* **YOUR GOAL**
Repeat exactly the lines running from the first line of the data to the line containing "W, H = 695, 383", both ends included, and nothing else; drop the pictures.

============================================================

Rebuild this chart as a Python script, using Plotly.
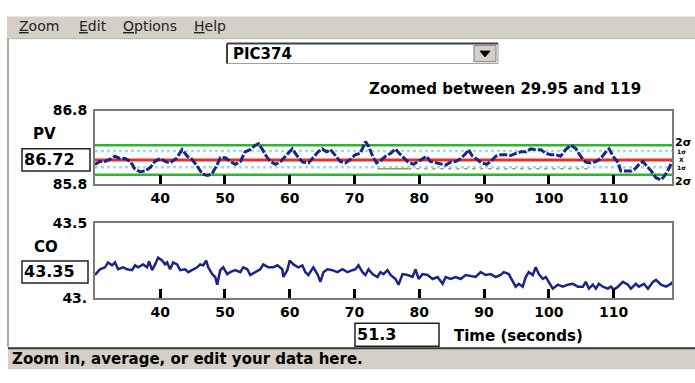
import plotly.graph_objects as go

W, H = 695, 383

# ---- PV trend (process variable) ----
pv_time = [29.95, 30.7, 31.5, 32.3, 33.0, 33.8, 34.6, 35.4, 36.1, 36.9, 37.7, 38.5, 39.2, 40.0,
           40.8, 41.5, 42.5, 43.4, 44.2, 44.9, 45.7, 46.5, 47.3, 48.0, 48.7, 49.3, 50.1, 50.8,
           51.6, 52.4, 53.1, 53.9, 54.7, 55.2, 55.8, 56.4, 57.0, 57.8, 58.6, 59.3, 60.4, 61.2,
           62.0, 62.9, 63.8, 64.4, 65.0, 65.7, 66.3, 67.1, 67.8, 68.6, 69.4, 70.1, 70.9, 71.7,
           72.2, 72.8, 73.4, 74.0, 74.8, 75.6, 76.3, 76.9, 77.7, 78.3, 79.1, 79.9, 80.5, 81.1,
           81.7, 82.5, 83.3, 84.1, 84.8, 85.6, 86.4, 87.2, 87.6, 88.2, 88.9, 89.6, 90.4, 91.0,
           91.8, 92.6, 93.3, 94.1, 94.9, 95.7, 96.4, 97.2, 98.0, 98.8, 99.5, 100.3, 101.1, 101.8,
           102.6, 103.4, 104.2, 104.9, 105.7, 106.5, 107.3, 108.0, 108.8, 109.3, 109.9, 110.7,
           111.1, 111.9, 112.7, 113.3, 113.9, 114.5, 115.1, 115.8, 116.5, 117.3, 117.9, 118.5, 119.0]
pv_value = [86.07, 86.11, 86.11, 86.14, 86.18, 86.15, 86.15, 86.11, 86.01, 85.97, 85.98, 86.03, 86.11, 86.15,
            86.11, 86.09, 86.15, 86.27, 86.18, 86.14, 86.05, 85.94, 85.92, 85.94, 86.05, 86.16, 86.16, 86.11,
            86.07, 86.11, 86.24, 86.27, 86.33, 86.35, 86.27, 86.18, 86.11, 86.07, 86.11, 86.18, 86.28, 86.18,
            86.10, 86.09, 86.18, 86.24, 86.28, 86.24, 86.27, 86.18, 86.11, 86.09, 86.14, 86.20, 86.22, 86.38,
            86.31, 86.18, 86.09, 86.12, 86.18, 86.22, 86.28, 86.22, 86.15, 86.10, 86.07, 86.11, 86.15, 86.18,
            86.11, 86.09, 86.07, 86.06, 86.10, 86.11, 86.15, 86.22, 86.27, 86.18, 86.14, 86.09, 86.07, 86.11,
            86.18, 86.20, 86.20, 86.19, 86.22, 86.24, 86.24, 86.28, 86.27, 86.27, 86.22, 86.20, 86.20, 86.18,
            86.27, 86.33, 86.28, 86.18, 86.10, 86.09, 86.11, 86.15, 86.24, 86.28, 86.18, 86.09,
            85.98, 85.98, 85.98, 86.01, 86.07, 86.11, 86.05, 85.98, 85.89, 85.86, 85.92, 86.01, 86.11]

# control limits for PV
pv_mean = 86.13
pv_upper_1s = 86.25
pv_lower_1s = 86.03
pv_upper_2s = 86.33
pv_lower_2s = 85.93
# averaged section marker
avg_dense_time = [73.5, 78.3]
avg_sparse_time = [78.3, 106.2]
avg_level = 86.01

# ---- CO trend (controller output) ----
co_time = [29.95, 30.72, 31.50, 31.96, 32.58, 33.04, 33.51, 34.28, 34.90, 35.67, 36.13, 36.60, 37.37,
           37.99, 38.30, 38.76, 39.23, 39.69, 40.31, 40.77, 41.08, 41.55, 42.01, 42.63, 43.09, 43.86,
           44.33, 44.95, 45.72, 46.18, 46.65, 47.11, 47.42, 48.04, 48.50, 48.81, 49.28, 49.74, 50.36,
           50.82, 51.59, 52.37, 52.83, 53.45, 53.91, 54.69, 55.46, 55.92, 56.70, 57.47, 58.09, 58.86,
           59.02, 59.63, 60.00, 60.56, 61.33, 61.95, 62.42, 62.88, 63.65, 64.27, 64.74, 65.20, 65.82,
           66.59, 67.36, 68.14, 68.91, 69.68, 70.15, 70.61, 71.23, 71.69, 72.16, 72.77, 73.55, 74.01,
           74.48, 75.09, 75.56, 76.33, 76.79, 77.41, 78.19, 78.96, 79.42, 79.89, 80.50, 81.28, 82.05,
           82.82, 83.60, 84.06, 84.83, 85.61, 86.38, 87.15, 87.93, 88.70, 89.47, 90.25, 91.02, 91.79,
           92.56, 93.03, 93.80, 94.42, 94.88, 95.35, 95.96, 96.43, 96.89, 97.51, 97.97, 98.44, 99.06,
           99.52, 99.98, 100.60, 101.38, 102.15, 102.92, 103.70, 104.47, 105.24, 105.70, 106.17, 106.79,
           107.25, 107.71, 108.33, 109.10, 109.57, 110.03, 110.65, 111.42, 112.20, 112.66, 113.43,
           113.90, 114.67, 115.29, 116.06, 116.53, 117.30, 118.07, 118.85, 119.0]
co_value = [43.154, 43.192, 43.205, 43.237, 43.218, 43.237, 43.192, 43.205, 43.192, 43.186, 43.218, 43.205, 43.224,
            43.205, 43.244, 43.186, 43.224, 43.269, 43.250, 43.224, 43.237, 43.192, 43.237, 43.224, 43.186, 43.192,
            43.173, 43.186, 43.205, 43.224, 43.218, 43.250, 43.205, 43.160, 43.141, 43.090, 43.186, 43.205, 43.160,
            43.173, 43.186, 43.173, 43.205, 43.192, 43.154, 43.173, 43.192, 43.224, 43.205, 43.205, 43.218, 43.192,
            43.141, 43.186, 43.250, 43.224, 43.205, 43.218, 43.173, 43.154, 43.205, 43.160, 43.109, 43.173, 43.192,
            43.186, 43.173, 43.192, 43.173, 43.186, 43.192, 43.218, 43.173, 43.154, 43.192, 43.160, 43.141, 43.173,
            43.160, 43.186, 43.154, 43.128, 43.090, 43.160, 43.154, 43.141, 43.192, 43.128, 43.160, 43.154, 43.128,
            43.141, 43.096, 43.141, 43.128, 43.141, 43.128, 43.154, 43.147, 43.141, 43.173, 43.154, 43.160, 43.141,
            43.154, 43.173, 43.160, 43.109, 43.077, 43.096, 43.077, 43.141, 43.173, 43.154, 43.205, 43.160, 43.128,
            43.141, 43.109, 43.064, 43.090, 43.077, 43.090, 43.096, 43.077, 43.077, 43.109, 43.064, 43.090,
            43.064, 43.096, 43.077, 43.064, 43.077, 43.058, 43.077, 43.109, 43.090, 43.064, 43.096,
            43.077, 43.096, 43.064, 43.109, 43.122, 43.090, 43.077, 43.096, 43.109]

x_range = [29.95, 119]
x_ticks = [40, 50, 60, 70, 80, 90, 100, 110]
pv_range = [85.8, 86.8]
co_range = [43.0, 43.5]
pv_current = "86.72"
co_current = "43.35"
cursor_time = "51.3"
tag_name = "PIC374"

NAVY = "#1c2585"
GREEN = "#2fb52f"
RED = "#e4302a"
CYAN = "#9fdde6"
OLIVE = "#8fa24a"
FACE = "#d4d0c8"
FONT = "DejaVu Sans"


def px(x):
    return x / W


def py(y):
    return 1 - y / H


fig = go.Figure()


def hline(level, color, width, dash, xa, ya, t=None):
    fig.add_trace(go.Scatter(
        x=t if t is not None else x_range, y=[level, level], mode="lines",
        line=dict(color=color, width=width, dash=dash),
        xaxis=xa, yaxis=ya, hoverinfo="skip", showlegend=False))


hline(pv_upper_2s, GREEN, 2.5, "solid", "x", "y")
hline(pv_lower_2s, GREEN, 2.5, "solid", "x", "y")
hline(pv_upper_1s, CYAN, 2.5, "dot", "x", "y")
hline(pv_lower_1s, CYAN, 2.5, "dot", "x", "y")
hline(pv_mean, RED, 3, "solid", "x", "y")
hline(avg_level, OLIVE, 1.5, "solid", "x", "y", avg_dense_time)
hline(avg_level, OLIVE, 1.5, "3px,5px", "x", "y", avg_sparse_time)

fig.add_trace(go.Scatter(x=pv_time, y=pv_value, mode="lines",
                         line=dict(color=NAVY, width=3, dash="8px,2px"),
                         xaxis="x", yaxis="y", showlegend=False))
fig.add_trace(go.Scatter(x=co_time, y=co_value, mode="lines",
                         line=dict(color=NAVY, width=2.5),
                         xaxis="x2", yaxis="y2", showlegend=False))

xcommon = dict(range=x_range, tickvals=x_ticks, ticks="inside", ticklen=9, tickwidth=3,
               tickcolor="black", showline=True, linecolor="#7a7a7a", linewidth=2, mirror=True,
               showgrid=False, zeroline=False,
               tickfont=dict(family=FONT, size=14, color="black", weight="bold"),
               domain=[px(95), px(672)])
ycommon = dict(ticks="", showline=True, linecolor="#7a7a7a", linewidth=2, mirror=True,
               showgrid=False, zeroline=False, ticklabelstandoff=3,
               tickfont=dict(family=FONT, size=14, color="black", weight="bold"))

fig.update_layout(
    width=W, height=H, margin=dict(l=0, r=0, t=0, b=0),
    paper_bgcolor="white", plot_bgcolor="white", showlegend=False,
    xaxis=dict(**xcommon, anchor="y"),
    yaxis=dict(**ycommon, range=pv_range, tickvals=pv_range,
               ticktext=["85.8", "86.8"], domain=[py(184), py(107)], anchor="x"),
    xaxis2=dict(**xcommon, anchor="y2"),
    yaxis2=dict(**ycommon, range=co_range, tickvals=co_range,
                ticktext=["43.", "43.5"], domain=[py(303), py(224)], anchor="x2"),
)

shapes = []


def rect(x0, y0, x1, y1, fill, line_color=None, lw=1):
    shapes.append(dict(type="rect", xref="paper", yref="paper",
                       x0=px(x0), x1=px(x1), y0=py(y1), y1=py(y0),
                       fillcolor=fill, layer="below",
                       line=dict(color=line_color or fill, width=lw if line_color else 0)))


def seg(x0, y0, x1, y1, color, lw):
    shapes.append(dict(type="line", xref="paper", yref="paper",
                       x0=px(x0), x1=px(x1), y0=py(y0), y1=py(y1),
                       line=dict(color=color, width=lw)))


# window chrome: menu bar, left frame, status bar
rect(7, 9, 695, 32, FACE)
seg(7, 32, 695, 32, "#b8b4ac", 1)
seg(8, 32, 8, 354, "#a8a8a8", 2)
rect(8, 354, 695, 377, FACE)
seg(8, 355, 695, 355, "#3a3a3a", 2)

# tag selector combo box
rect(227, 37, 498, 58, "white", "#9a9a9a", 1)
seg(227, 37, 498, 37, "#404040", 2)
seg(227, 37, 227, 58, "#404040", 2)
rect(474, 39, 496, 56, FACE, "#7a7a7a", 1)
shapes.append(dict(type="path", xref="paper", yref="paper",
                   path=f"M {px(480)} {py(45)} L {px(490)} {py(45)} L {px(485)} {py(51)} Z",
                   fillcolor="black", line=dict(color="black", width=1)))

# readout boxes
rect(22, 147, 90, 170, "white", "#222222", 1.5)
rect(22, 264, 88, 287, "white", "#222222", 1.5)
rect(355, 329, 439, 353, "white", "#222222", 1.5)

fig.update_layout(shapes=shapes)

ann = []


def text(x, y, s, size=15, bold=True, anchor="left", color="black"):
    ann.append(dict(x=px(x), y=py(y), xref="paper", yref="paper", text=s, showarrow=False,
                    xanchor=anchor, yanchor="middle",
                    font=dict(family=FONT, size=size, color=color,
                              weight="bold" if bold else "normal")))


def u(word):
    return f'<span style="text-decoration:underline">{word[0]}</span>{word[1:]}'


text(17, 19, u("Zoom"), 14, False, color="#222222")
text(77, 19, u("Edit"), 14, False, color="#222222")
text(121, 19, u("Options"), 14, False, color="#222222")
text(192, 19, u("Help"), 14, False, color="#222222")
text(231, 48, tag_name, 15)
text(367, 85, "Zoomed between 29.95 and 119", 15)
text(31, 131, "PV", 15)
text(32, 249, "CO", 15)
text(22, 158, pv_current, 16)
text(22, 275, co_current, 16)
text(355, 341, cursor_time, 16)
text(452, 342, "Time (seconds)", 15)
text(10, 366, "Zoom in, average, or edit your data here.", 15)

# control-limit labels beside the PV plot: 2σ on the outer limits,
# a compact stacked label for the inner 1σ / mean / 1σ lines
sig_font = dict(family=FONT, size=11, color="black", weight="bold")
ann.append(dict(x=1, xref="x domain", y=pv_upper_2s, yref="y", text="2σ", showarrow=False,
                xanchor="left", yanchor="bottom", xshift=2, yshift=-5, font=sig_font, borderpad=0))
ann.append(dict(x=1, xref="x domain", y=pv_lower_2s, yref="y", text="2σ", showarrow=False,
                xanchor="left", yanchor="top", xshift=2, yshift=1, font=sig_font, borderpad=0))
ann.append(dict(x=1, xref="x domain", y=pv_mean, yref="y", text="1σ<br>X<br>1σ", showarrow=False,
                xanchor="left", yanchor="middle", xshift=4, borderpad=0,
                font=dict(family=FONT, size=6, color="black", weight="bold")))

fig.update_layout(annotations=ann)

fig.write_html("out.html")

============================================================

* **COMPLETED EXERCISE**
Rebuild this chart as a Python script, using Plotly.
import plotly.graph_objects as go

W, H = 695, 383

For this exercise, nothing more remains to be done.